SXSW 2024: I Love You Forever

SXSW 2024: I Love You Forever

Straddling the line between romantic comedy and drama thriller, I Love You Forever succeeds in showing just how easy it is to fall into a toxic relationship. Writer-directors Cazzie David and Elisa Kalani open the film with an all too relatable take on modern romance. The digital age hasn’t made dating any easier—Mackenzie (Sofia Black-D'Elia) is in a go-nowhere casual relationship with a “human vape pen,” and her friends Lucas (Jon Rudnitsky) and Ally (co-writer/director David) aren’t having much like on dating apps. All of them have their own misgivings about finding “the one.” At Ally’s birthday party, though, a classic rom-com meet-cute happens when Mackenzie runs into handsome TV reporter Finn (Ray Nicholson). They fall head-over-heels for each other very quickly—we’ve seen this set-up time and time again. These two are meant to be together, right? And we should be rooting for them to be together for the next 90 minutes no matter what happens, right? I Love You Forever smartly takes those expectations and challenges its audience with what romance really means in a fraught relationship.

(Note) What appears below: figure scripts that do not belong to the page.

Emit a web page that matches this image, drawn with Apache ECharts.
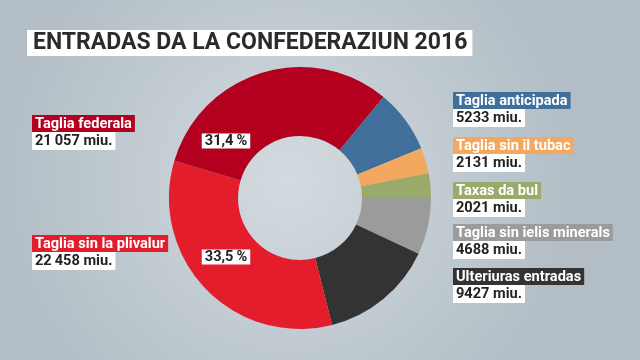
<!DOCTYPE html>
<html>
<head>
<meta charset="utf-8">
<script src="https://cdn.jsdelivr.net/npm/echarts@6/dist/echarts.min.js"></script>
<style>
html,body{margin:0;padding:0;}
#chart{width:640px;height:360px;}
</style>
</head>
<body>
<div id="chart"></div>
<script>
const titleText = 'ENTRADAS DA LA CONFEDERAZIUN 2016';
const categories = ['Taglia federala', 'Taglia sin la plivalur', 'Taglia anticipada', 'Taglia sin il tubac', 'Taxas da bul', 'Taglia sin ielis minerals', 'Ulteriuras entradas'];
const values = [21057, 22458, 5233, 2131, 2021, 4688, 9427];
const colors = ['#b3001e', '#e31d2b', '#3f6f9a', '#f2a85f', '#9aaa6a', '#9b9b9b', '#333333'];
const drawOrder = [5, 6, 1, 0, 2, 3, 4];
const percentShown = [0, 1];

const FONT = 'Roboto, "Noto Sans", sans-serif';
const total = values.reduce((a, b) => a + b, 0);
function fmtVal(v) {
  const s = String(v);
  return (v >= 10000 ? s.slice(0, s.length - 3) + '\u2009' + s.slice(-3) : s) + ' miu.';
}
function fmtPct(v) {
  return (v / total * 100).toFixed(1).replace('.', ',') + '\u2009%';
}

// label block positions (layout only)
const labelPos = [[32, 115], [32, 235], [453, 92], [453, 137], [453, 182], [453, 224], [453, 268]];
const pctPos = [[226, 141], [226, 257]];

const graphics = [];
graphics.push({
  type: 'text', x: 27, y: 30, z: 100,
  style: { text: titleText, fill: '#2b2b2b', font: 'bold 23px ' + FONT, backgroundColor: '#ffffff', padding: [1, 5, 1, 6], lineHeight: 24, verticalAlign: 'top' }
});
categories.forEach((c, i) => {
  const [x, y] = labelPos[i];
  graphics.push({
    type: 'text', x: x, y: y, z: 100,
    style: { text: c, fill: '#ffffff', font: 'bold 14.6px ' + FONT, backgroundColor: colors[i], padding: [1, 3, 0, 3], lineHeight: 16, verticalAlign: 'top' }
  });
  graphics.push({
    type: 'text', x: x, y: y + 17, z: 100,
    style: { text: fmtVal(values[i]), fill: '#222222', font: 'bold 14.6px ' + FONT, backgroundColor: '#ffffff', padding: [1, 3, 1, 3], lineHeight: 16, verticalAlign: 'top' }
  });
});
percentShown.forEach((idx, k) => {
  const [x, y] = pctPos[k];
  graphics.push({
    type: 'text', x: x, y: y, z: 100,
    style: { text: fmtPct(values[idx]), fill: '#222222', font: 'bold 14.6px ' + FONT, backgroundColor: '#ffffff', padding: [0, 3, 0, 3], lineHeight: 15, align: 'center', verticalAlign: 'middle' }
  });
});

const chart = echarts.init(document.getElementById('chart'), null, { renderer: 'canvas' });
chart.setOption({
  backgroundColor: {
    type: 'radial', x: 0.45, y: 0.5, r: 0.8,
    colorStops: [{ offset: 0, color: '#d3dbe0' }, { offset: 1, color: '#b2bdc5' }]
  },
  animation: false,
  series: [{
    type: 'pie',
    z: 2,
    center: [300, 198],
    radius: [62, 131],
    startAngle: 0,
    clockwise: true,
    label: { show: false },
    labelLine: { show: false },
    emphasis: { disabled: true },
    data: drawOrder.map(i => ({ name: categories[i], value: values[i], itemStyle: { color: colors[i] } }))
  }],
  graphic: graphics
});
</script>
</body>
</html>
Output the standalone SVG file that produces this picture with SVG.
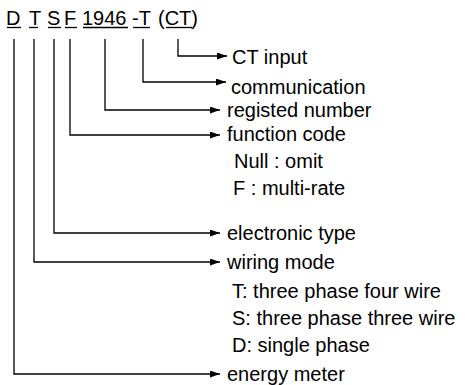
<svg xmlns="http://www.w3.org/2000/svg" width="466" height="385" viewBox="0 0 466 385">
<style>
text{font-family:"Liberation Sans",Arial,sans-serif;font-size:20px;fill:#000}
.u{stroke:#000;stroke-width:1.3}
.c{fill:none;stroke:#000;stroke-width:1.3}
</style>
<defs>
<marker id="ah" markerUnits="userSpaceOnUse" markerWidth="10" markerHeight="8" refX="10" refY="3.5" orient="auto">
<path d="M0,0 L10,3.5 L0,7 Z" fill="#000"/>
</marker>
</defs>
<rect width="466" height="385" fill="#fff"/>
<g id="code">
<text x="6" y="25">D</text>
<text x="29" y="25">T</text>
<text x="47" y="25">S</text>
<text x="64" y="25">F</text>
<text x="82" y="25">1946</text>
<text x="132" y="25">-T</text>
<text x="158" y="25">(CT)</text>
<line class="u" x1="7" y1="27.5" x2="21" y2="27.5"/>
<line class="u" x1="29" y1="27.5" x2="38" y2="27.5"/>
<line class="u" x1="48" y1="27.5" x2="61" y2="27.5"/>
<line class="u" x1="65" y1="27.5" x2="77" y2="27.5"/>
<line class="u" x1="83" y1="27.5" x2="128" y2="27.5"/>
<line class="u" x1="133" y1="27.5" x2="150" y2="27.5"/>
<line class="u" x1="166" y1="27.5" x2="192" y2="27.5"/>
</g>
<g id="connectors">
<path class="c" d="M178,39 V56 H227" marker-end="url(#ah)"/>
<path class="c" d="M143,39 V82 H226" marker-end="url(#ah)"/>
<path class="c" d="M105,39 V110 H220" marker-end="url(#ah)"/>
<path class="c" d="M70,39 V135 H220" marker-end="url(#ah)"/>
<path class="c" d="M54,39 V233 H220" marker-end="url(#ah)"/>
<path class="c" d="M34,39 V262 H220" marker-end="url(#ah)"/>
<path class="c" d="M14,39 V374 H220" marker-end="url(#ah)"/>
</g>
<g id="ct-input"><text x="232" y="64">CT input</text></g>
<g id="communication"><text x="231" y="94">communication</text></g>
<g id="registed-number"><text x="227" y="117">registed number</text></g>
<g id="function-code">
<text x="227" y="141">function code</text>
<text x="234" y="168">Null : omit</text>
<text x="233" y="195">F  : multi-rate</text>
</g>
<g id="electronic-type"><text x="227" y="240">electronic type</text></g>
<g id="wiring-mode">
<text x="227" y="269">wiring mode</text>
<text x="232" y="298">T: three phase four wire</text>
<text x="232" y="325">S: three phase three wire</text>
<text x="232" y="352">D: single phase</text>
</g>
<g id="energy-meter"><text x="227" y="381">energy meter</text></g>
</svg>
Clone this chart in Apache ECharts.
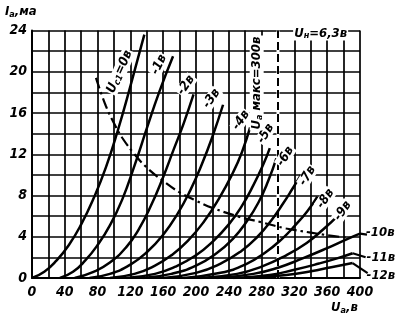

Black-D'Elia’s Mackenzie is a law student with her nose in a book at the start of the film. Once she begins a relationship with Finn, she splits her focus between her career and her new boyfriend. Things unravel once Finn starts to demand more of her attention and Mackenzie can’t juggle it all. Black-D'Elia is perfectly cast as Mackenzie—equally funny and relatable, it’s disheartening to see how the character is treated by Finn as the film progresses. The hopeful spirit of Mackenzie is drained by the time we see her in the film’s final moments. 

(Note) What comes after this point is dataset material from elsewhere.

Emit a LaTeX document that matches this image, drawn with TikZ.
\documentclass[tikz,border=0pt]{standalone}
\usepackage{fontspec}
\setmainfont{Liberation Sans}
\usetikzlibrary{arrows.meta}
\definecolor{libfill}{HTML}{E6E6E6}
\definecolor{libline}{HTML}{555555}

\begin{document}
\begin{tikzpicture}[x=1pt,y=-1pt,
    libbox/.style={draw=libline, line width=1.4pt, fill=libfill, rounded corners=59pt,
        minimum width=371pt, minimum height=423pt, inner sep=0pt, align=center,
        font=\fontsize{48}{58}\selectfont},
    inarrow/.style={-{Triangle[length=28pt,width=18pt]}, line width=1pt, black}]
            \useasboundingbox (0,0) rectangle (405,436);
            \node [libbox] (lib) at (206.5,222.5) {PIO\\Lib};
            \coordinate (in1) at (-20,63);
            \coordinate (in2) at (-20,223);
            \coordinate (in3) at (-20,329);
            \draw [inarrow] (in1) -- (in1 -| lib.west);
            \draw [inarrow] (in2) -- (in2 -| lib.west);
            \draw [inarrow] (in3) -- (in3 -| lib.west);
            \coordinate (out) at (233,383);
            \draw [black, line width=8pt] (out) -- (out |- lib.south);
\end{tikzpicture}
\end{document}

The most important element in I Love You Forever is the character of Finn. It feels right to see Mackenzie and Finn together when things are going well. But the red flags start early on—Finn comes on too strong, like buying out an entire restaurant for their first date. Mackenzie can’t help but think the over-the-top actions of Finn come from a place of pure love and affection. It’s worth mentioning Ray Nicholson is the son of Jack Nicholson because it feels like he’s inherited some of his father's natural charisma and scary screen presence. It’s hard to watch sometimes—a key scene, one that shifts the film’s gears from pleasant romance to seat-clutching thriller, features Finn losing his temper when Mackenzie doesn’t respond back right away to his texts and phone calls. 

Sometimes you don’t know whether to laugh or wince each time Finn does or says something vile—Nicholson’s Finn not only emotionally tortures Mackenzie throughout the film, his volatile performance puts the audience through the wringer, too. It’s stomach-churning to see this relationship waver back and forth between sweet romance and bitter fights over text and phone calls mixed with in-person shouting matches. It’s tragic to see Mackenzie going back to Finn over and over and over—it’s the inverse of a rom-com, we don’t want them together as more and more red flags get raised. 

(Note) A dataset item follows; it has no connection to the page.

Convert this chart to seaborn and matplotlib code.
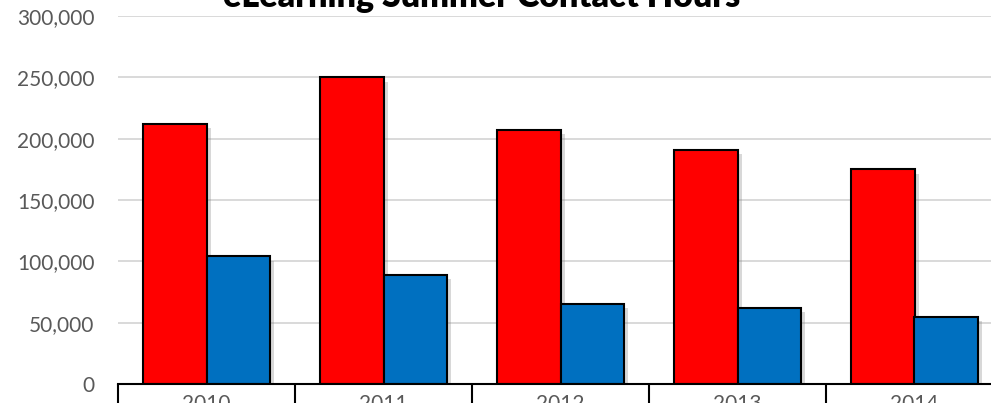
import matplotlib
matplotlib.use('Agg')
import matplotlib.pyplot as plt
import matplotlib.patheffects as pe
from matplotlib.ticker import FuncFormatter, FixedLocator
import pandas as pd
import seaborn as sns

# data
years = ['2010', '2011', '2012', '2013', '2014']
series_names = ['Red', 'Blue']
red_hours = [212000, 250000, 207000, 191000, 175000]
blue_hours = [104000, 89000, 65500, 62000, 54500]
ytick_values = [0, 50000, 100000, 150000, 200000, 250000, 300000]

df = pd.DataFrame({
    'year': years * 2,
    'series': [series_names[0]] * len(years) + [series_names[1]] * len(years),
    'hours': red_hours + blue_hours,
})

sns.set_theme(style='white')
plt.rcParams['font.family'] = ['Lato', 'DejaVu Sans']

fig = plt.figure(figsize=(9.91, 4.03), dpi=100)
ax = fig.add_axes([118 / 991, 1 - 384 / 403, 885 / 991, 368 / 403])

sns.barplot(data=df, x='year', y='hours', hue='series',
            palette=['#FF0000', '#0070C0'], width=0.72,
            edgecolor='black', linewidth=1.5, saturation=1,
            legend=False, ax=ax)

# Excel-like drop shadow on the bars
for p in ax.patches:
    p.set_path_effects([pe.SimplePatchShadow(offset=(3, -3), shadow_rgbFace='#808080', alpha=0.3),
                        pe.Normal()])

ax.set_ylim(0, 300000)
ax.set_xlim(-0.5, 4.5)
ax.set_yticks(ytick_values)
ax.yaxis.set_major_formatter(FuncFormatter(lambda v, _: '{:,.0f}'.format(v)))
ax.grid(axis='y', color='#d9d9d9', linewidth=1.4)
ax.set_axisbelow(True)

# category boundaries as long ticks, labels centred in between
ax.xaxis.set_major_locator(FixedLocator([-0.5, 0.5, 1.5, 2.5, 3.5, 4.5]))
ax.xaxis.set_minor_locator(FixedLocator(range(len(years))))
ax.set_xticklabels([])
ax.set_xticklabels(years, minor=True)
ax.tick_params(axis='x', which='major', bottom=True, length=20, width=1.5, color='black', direction='out')
ax.tick_params(axis='x', which='minor', bottom=True, length=0, pad=7, labelsize=15, labelcolor='#595959')
ax.tick_params(axis='y', length=0, pad=17, labelsize=15, labelcolor='#595959')

for s in ['left', 'top', 'right']:
    ax.spines[s].set_visible(False)
ax.spines['bottom'].set_color('black')
ax.spines['bottom'].set_linewidth(1.5)

ax.set_xlabel('')
ax.set_ylabel('')

fig.text(482 / 991, 1 - 7 / 403, 'eLearning Summer Contact Hours', ha='center', va='baseline',
         fontsize=24.5, fontweight='heavy', color='black')

fig.savefig('out.png', dpi=100)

Mackenzie’s friends bring some levity to the film—Rudnitsky as lovable dimwit Lucas and David as the listless yet sharp-tongued Ally feel like they’re starring in their own comedy happening alongside the events of I Love You Forever. Sometimes the shifting tone is too drastic, yet it all feels genuine. You can see the seams of the low-budget production at times, but what drives the film is the smart script. If you haven’t been through as toxic a relationship as the one Mackenzie goes through, you more than likely know someone who went through one or is currently experiencing it. I Love You Forever offers a refreshing take on finding love in the digital age, one that reminds its audience that some things are too good to be true.